_Recorded information_.
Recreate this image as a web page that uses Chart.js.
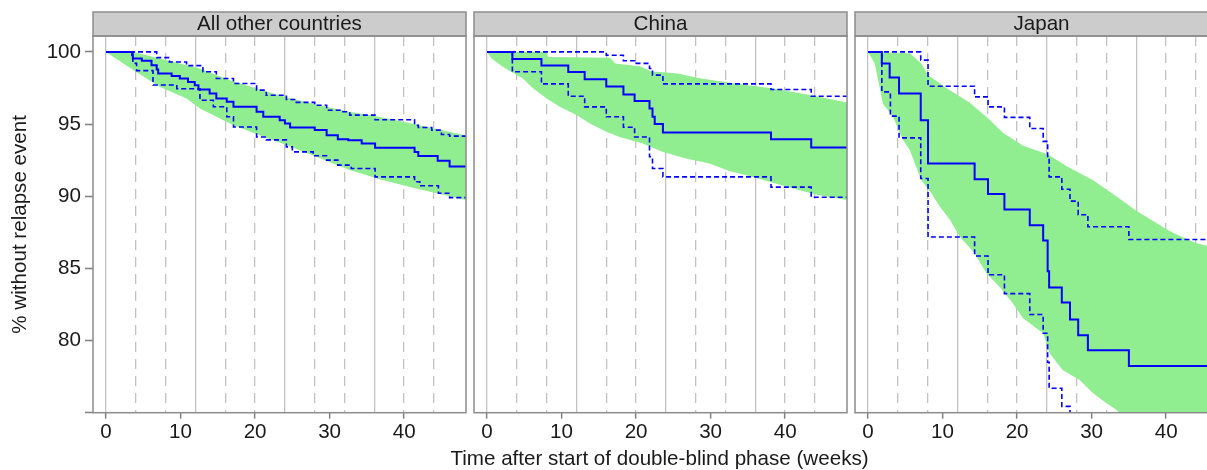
<!DOCTYPE html>
<html>
<head>
<meta charset="utf-8">
<script src="https://cdn.jsdelivr.net/npm/chart.js@4.4.1/dist/chart.umd.min.js"></script>
<style>
html, body { margin: 0; padding: 0; background: #fff; overflow: hidden; width: 1207px; height: 470px; }
canvas { position: absolute; top: 0; }
#xtitle { position: absolute; left: 659.5px; top: 448px; transform: translateX(-50%);
  white-space: nowrap; font: 20.6px/20.6px "Liberation Sans", Arial, Helvetica, sans-serif; color: #1a1a1a; }
</style>
</head>
<body>
<canvas id="p0"></canvas>
<canvas id="p1"></canvas>
<canvas id="p2"></canvas>
<div id="xtitle"></div>
<script>
const panelNames = ['All other countries', 'China', 'Japan'];
const xTitle = 'Time after start of double-blind phase (weeks)';
const yTitle = '% without relapse event';

// [week, % without relapse] — step estimates and confidence limits
const otherEst = [[0,100],[3.5,99.77],[3.6,99.54],[4.8,99.38],[6.1,99.08],[6.8,98.78],[7.0,98.5],[8.8,98.32],[9.9,98.16],[11.0,97.92],[11.9,97.69],[12.4,97.4],[13.9,97.12],[14.8,96.77],[16.2,96.54],[17.1,96.19],[20.2,95.85],[21.1,95.5],[23.3,95.27],[24.0,95.04],[24.7,94.76],[28.0,94.58],[29.6,94.23],[31.1,93.95],[32.5,93.88],[34.3,93.66],[36.1,93.35],[41.4,93.07],[41.9,92.78],[44.5,92.45],[46.1,92.05],[48.3,92.05]];
const otherUpper = [[0,100],[6.8,99.6],[8.5,99.3],[10.8,99.05],[13.0,98.62],[14.8,98.16],[17.1,97.81],[20.2,97.35],[21.5,97.0],[24.2,96.7],[25.3,96.5],[28.0,96.3],[29.6,95.96],[31.4,95.85],[32.7,95.62],[36.1,95.3],[41.4,94.92],[41.9,94.76],[43.7,94.58],[45.0,94.28],[46.1,94.16],[48.3,94.16]];
const otherLower = [[0,100],[3.6,99.2],[4.1,98.7],[6.3,97.7],[9.5,97.45],[12.6,96.65],[14.4,96.2],[16.2,95.5],[17.1,94.8],[20.2,94.1],[21.5,93.9],[24.2,93.42],[25.0,93.07],[27.8,92.8],[29.6,92.5],[31.1,92.15],[32.9,91.92],[36.1,91.34],[41.4,91.0],[42.1,90.72],[44.6,90.2],[46.1,89.9],[48.3,89.9]];
const otherBandHi = [[0,100],[3.7,100],[6.8,99.6],[9.9,99.2],[12.6,98.85],[14.8,98.4],[17.1,97.95],[20.6,97.4],[24.2,96.85],[28.2,96.35],[32.6,95.85],[36.1,95.55],[41.8,94.95],[48.3,94.2]];
const otherBandLo = [[0,100],[1.0,99.65],[3.7,98.73],[7.2,97.58],[10.8,96.77],[12.6,96.08],[17.1,94.92],[20.6,94.23],[24.2,93.55],[28.2,92.73],[32.7,91.81],[37.2,91.11],[41.6,90.54],[48.3,89.73]];

const chinaEst = [[0,100],[3.4,99.5],[7.3,99.05],[10.9,98.6],[13.1,98.1],[16.0,97.6],[18.3,97.05],[19.8,96.6],[21.8,96.08],[22.2,95.5],[22.5,95.0],[23.6,94.42],[38.1,93.95],[43.5,93.37],[48.3,93.37]];
const chinaUpper = [[0,100],[16.0,99.77],[18.3,99.38],[19.8,99.2],[21.8,98.85],[22.2,98.39],[23.6,97.78],[38.1,97.39],[43.5,96.93],[48.3,96.93]];
const chinaLower = [[0,100],[3.4,98.62],[7.3,97.78],[10.9,96.93],[13.1,96.19],[16.0,95.5],[18.3,94.78],[19.8,94.1],[21.8,92.73],[22.2,91.92],[23.6,91.34],[38.1,90.63],[43.5,89.93],[48.3,89.93]];
const chinaBandHi = [[0,100],[8.0,100],[8.2,99.65],[16.5,99.6],[17.2,99.2],[20.5,99.0],[22.0,98.65],[25.6,98.5],[28.7,98.15],[33.6,97.8],[38.6,97.45],[43.5,97.0],[48.3,96.5]];
const chinaBandLo = [[0,100],[0.6,99.54],[2.15,98.96],[4.8,98.16],[6.2,97.46],[8.0,96.77],[9.75,96.19],[12.0,95.62],[13.8,95.04],[16.0,94.46],[17.8,94.11],[20.9,93.65],[23.6,93.07],[26.7,92.62],[29.85,92.27],[32.5,91.75],[35.2,91.4],[37.9,91.0],[40.6,90.6],[44.2,90.1],[48.3,89.73]];

const japanEst = [[0,100],[1.85,99.2],[2.9,98.23],[4.16,97.12],[7.07,95.27],[8.05,92.27],[14.3,91.18],[16.1,90.15],[18.3,89.08],[21.7,87.98],[23.5,86.93],[24.1,84.8],[24.3,83.68],[26.0,82.63],[27.1,81.45],[28.2,80.37],[29.5,79.32],[35.0,78.23],[48.3,78.23]];
const japanUpper = [[0,100],[7.07,99.43],[8.05,97.62],[14.3,96.88],[16.1,96.19],[18.3,95.46],[21.7,94.69],[23.5,93.8],[24.1,92.6],[24.3,91.34],[26.0,90.48],[27.1,89.66],[28.2,88.72],[29.5,87.88],[35.0,87.0],[48.3,87.0]];
const japanLower = [[0,100],[1.85,97.23],[3.0,95.55],[4.16,94.04],[7.07,91.23],[8.05,87.17],[14.3,85.86],[16.1,84.56],[18.3,83.25],[21.7,81.8],[23.5,80.5],[24.1,78.5],[24.3,76.69],[26.0,75.44],[27.1,73.5]];
const japanBandHi = [[0,100],[5.6,99.9],[7.15,99.2],[8.05,98.4],[10.5,97.5],[13.6,96.5],[16.1,95.4],[18.1,94.4],[20.8,93.5],[24.1,92.9],[26.6,92.1],[30.2,91.1],[33.3,90.0],[36.0,89.0],[38.2,88.3],[40.4,87.6],[42.2,87.15],[44.0,86.75],[48.3,86.2]];
const japanBandLo = [[0,100],[0.9,99.2],[2.0,96.4],[3.35,95.5],[4.7,93.9],[5.6,93.2],[7.15,91.1],[8.5,90.2],[9.6,89.3],[11.0,88.35],[12.3,87.2],[14.3,86.05],[15.9,84.65],[17.7,83.7],[19.4,82.6],[20.8,81.55],[23.5,80.5],[24.4,79.1],[26.1,77.96],[28.4,77.27],[30.2,76.34],[32.0,75.65],[33.3,75.2],[34.5,74.6],[48.3,72.0]];

const panels = [
  { est: otherEst, up: otherUpper, lo: otherLower, bandHi: otherBandHi, bandLo: otherBandLo },
  { est: chinaEst, up: chinaUpper, lo: chinaLower, bandHi: chinaBandHi, bandLo: chinaBandLo },
  { est: japanEst, up: japanUpper, lo: japanLower, bandHi: japanBandHi, bandLo: japanBandLo }
];

const areaLeft = [93, 474, 855];
const AREA_W = 373;
const AREA_BOTTOM = 412.7;
const H = 470;
const FS = 20.6;

Chart.defaults.font.family = '"Liberation Sans", Arial, Helvetica, sans-serif';
Chart.defaults.font.size = FS;
Chart.defaults.color = '#1a1a1a';

document.getElementById('xtitle').textContent = xTitle;

const toXY = pts => pts.map(p => ({ x: p[0], y: p[1] }));
const isMult = (v, m) => Math.abs(v / m - Math.round(v / m)) < 1e-6;

// grey strip behind the panel name, and the panel frames
const stripBox = {
  id: 'stripBox',
  beforeDraw(chart) {
    const { ctx, chartArea: a } = chart;
    ctx.save();
    ctx.fillStyle = '#cccccc';
    ctx.fillRect(a.left, 12, a.right - a.left, a.top - 12);
    ctx.restore();
  },
  afterDraw(chart) {
    const { ctx, chartArea: a } = chart;
    ctx.save();
    ctx.strokeStyle = '#8c8c8c';
    ctx.lineWidth = 1.5;
    ctx.strokeRect(a.left, 12, a.right - a.left, a.top - 12);
    ctx.strokeRect(a.left, a.top, a.right - a.left, a.bottom - a.top);
    ctx.restore();
  }
};

function stepLine(pts, dashed) {
  return {
    data: toXY(pts), stepped: true, borderColor: '#0000ff',
    borderWidth: dashed ? 1.6 : 2, borderDash: dashed ? [5, 3] : [],
    pointRadius: 0, fill: false
  };
}

function bandEdge(pts, fill) {
  return {
    data: toXY(pts), borderColor: 'rgba(0,0,0,0)', borderWidth: 0,
    pointRadius: 0, fill: fill, backgroundColor: '#90ee90'
  };
}

panels.forEach((p, i) => {
  const cv = document.getElementById('p' + i);
  const padL = i === 0 ? 0 : 6;
  const yw = i === 0 ? 93 : 0;
  const w = yw + padL + AREA_W + 6;
  const left = i === 0 ? 0 : areaLeft[i] - 6;
  cv.width = w; cv.height = H;
  cv.style.left = left + 'px';
  cv.style.width = w + 'px'; cv.style.height = H + 'px';

  const yScale = {
    display: i === 0, min: 75, max: 101.1,
    ticks: { stepSize: 5, includeBounds: false, padding: 4, callback: v => v === 75 ? '' : String(v) },
    grid: { drawOnChartArea: false, drawTicks: true, tickLength: 8, tickColor: '#808080', tickWidth: 1.5 },
    border: { display: false },
    title: { display: true, text: yTitle, padding: { top: 7.6, bottom: 0 }, color: '#1a1a1a' }
  };
  if (i === 0) yScale.afterFit = s => { s.width = yw; };

  new Chart(cv, {
    type: 'line',
    data: {
      datasets: [
        stepLine(p.est, false),
        stepLine(p.up, true),
        stepLine(p.lo, true),
        bandEdge(p.bandLo, false),
        bandEdge(p.bandHi, '-1')
      ]
    },
    options: {
      responsive: false,
      animation: false,
      events: [],
      layout: { padding: { left: padL, right: 6, top: 0, bottom: 0 } },
      plugins: {
        legend: { display: false },
        tooltip: { enabled: false },
        title: {
          display: true, text: panelNames[i], fullSize: false,
          padding: { top: 12, bottom: 0 },
          font: { size: FS, lineHeight: 24 / FS, weight: 'normal' }, color: '#1a1a1a'
        }
      },
      scales: {
        x: {
          type: 'linear', min: -1.75, max: 48.3,
          ticks: {
            stepSize: 2, autoSkip: false, includeBounds: false, maxRotation: 0, minRotation: 0, padding: 1,
            callback: v => isMult(v, 10) ? String(Math.round(v)) : ''
          },
          grid: {
            drawOnChartArea: true, drawTicks: true, tickLength: 6, lineWidth: 1.3,
            color: c => (c.tick && isMult(c.tick.value, 4) && c.tick.value < 47) ? '#c2c2c2' : 'rgba(0,0,0,0)',
            tickColor: c => (c.tick && isMult(c.tick.value, 10)) ? '#808080' : 'rgba(0,0,0,0)',
            tickWidth: 1.5
          },
          border: { display: false, dash: c => (c.tick && isMult(c.tick.value, 12)) ? [] : [10, 7] },
          afterFit: s => { s.height = H - AREA_BOTTOM; }
        },
        y: yScale
      }
    },
    plugins: [stripBox]
  });
});
</script>
</body>
</html>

_The request_. Begin at the first line of the material and copy each line exactly through the one containing "const yTitle = '% without relapse event';". Omit pictures.

_Exercise solution_.
Recreate this image as a web page that uses Chart.js.
<!DOCTYPE html>
<html>
<head>
<meta charset="utf-8">
<script src="https://cdn.jsdelivr.net/npm/chart.js@4.4.1/dist/chart.umd.min.js"></script>
<style>
html, body { margin: 0; padding: 0; background: #fff; overflow: hidden; width: 1207px; height: 470px; }
canvas { position: absolute; top: 0; }
#xtitle { position: absolute; left: 659.5px; top: 448px; transform: translateX(-50%);
  white-space: nowrap; font: 20.6px/20.6px "Liberation Sans", Arial, Helvetica, sans-serif; color: #1a1a1a; }
</style>
</head>
<body>
<canvas id="p0"></canvas>
<canvas id="p1"></canvas>
<canvas id="p2"></canvas>
<div id="xtitle"></div>
<script>
const panelNames = ['All other countries', 'China', 'Japan'];
const xTitle = 'Time after start of double-blind phase (weeks)';
const yTitle = '% without relapse event';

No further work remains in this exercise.